Britain’s politics and the European Union

When, in January of this year, Prime Minister David Cameron spoke to the British people on the issue of the country’s membership of the European Union, he promised that following the next parliamentary general elections due in mid-2015, the electorate would have an opportunity to decide on that issue, in what he called an “in or out” referendum, by the end of 2017.

At that time much commentary suggested that the Prime Minister had pulled off a political coup in taking off the increasing pressure on himself and his government, emanating largely from within his own party, as well as disconnecting it from the issues that would be arising in the general elections.

No doubt surprising to him, however, the response from elements within his own party has turned surprisingly hostile, and what seems to be a new campaign for a more or less immediate referendum has arisen from within the party itself. And to the Prime Minister’s surprise, it has been joined by a former Chancellor of the Exchequer in Margaret Thatcher’s government, Nigel Lawson, who has always held a certain eminence among Conservatives.

Lawson’s insistence that Britain should take steps to leave the EU as presently constituted, has clearly taken Prime Minister Cameron by surprise, given the fact that by no means can he be defined as being among the ‘fringe’ (and therefore politically inconsequential) members of the party. And his announcement seems to have induced others of prominence to announce their support for an early referendum. Further, it would appear that the call for a referendum has been influenced by the relatively strong showing of the anti-EU United Kingdom Independence Party, itself something of a fringe of the Conservatives, in recent local government elections.

The implication, for Cameron, of the call for an immediate referendum obviously is that it would affect his strategizing for a general election in 2015; and that if an anti-EU referendum were successful, it would almost certainly mean that Cameron would have to demit the leadership of his party.

But a further implication is, no doubt, also clear to both Cameron himself and the party. For the relatively Conservative-leaning, but influential newspaper, the Financial Times, has made it clear by suggesting that Cameron is already losing his grip on the party. As it recently put it, “A strain of collective madness has descended over the Conservative party in recent days, with backbenchers vying to trample on David Cameron’s European policy.” Yet an alternative fact will also be influencing the Conservative leader, which is that the polls show that there is more public support at this time for him personally, than there is for his party.

Sentiment on membership of the European Community-cum-Union, has intensified after the relative calm of Labour Prime Minister’s Harold Wilson’s referendum, and after it appeared that Margaret Thatcher had successfully negotiated acceptable terms for Britain staying in the European Common Market’s successor regime, the European Single Market and Economy. But although all indications are that the United Kingdom is an economic beneficiary of the system, there remains a feeling that the increasing complexity of the system, particularly since the establishment of the Eurozone (from which Britain exempted itself), is not in the interests of the country, and that a special arrangement for a limited adhesion to the EU (a position rejected by General de Gaulle when it was first mooted in the early 1960s) would be preferable.

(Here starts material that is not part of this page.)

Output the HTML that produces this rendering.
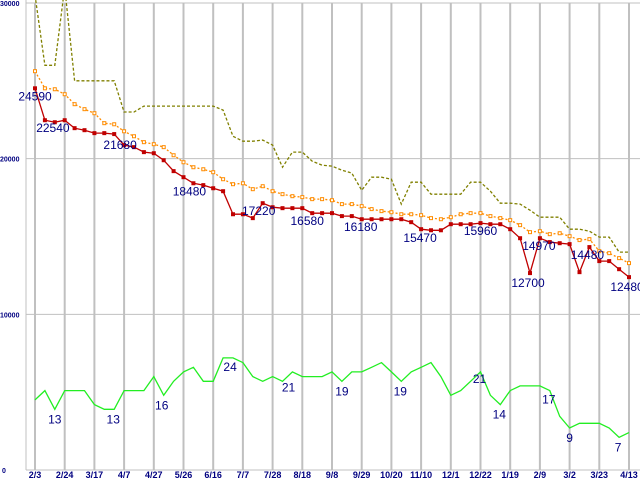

In this regard, reference is often made in British circles to the position of Norway, whose successive governments, have always lost referenda and have been allowed to settle for a limited arrangement with the Single Market and Economy. But European leadership sentiment, grappling with the severe economic difficulties of the present, appears at this time to feel no partiality for any such arrangement for Britain. And they note that generally, Norwegian governments have been generally partial to the EU system, even though they have not been successful, in referenda, in persuading their electorates to go any further.

The position of governments like those of Germany and France have their priorities elsewhere at present. First they are intent on taking all measures to come to terms with the Eurozone economic recession, which they see not as a regional phenomenon peculiar to the EU, but as an international phenomenon affecting the Western economic world. And in that regard, they would appear to see the British government’s reaction to populist anti-EU sentiment as political weakness. Cameron has always been perceived as a supporter of the EU, and no doubt to the Europeans now, they seem him as trapped in an opportunistic strategy which, at least for the moment, has virtually collapsed.

Secondly, the leading countries of the EU also appear to perceive the current British situation and what is in effect the British government’s dithering response, as potentially harmful to Europe’s longer term, wider interests. For they see the rise of new powers, in particular China, as indicating a coming rearrangement of global economic relations, in response to the now widely acknowledged implications of globalization.

The Europeans see the need for a consolidated Europe as now, more than ever, necessary, and explain their agreement to negotiate a United States-European Union Economic Partnership with the United States, as a strategic medium-term step towards maintaining the pre-eminence of the North Atlantic economic zone in the now shifting global economic arrangements.

The leading European states therefore see the current British manoeurvres over whether or not to stay in the EU as a domestic political play, periodically occurring in the past, but today, out of step with arrangements towards an inevitable reshaping of global relations. They see it as hindering necessary global political and economic planning for their continent. They will therefore, at this time, hardly be sympathetic to Cameron’s predicament.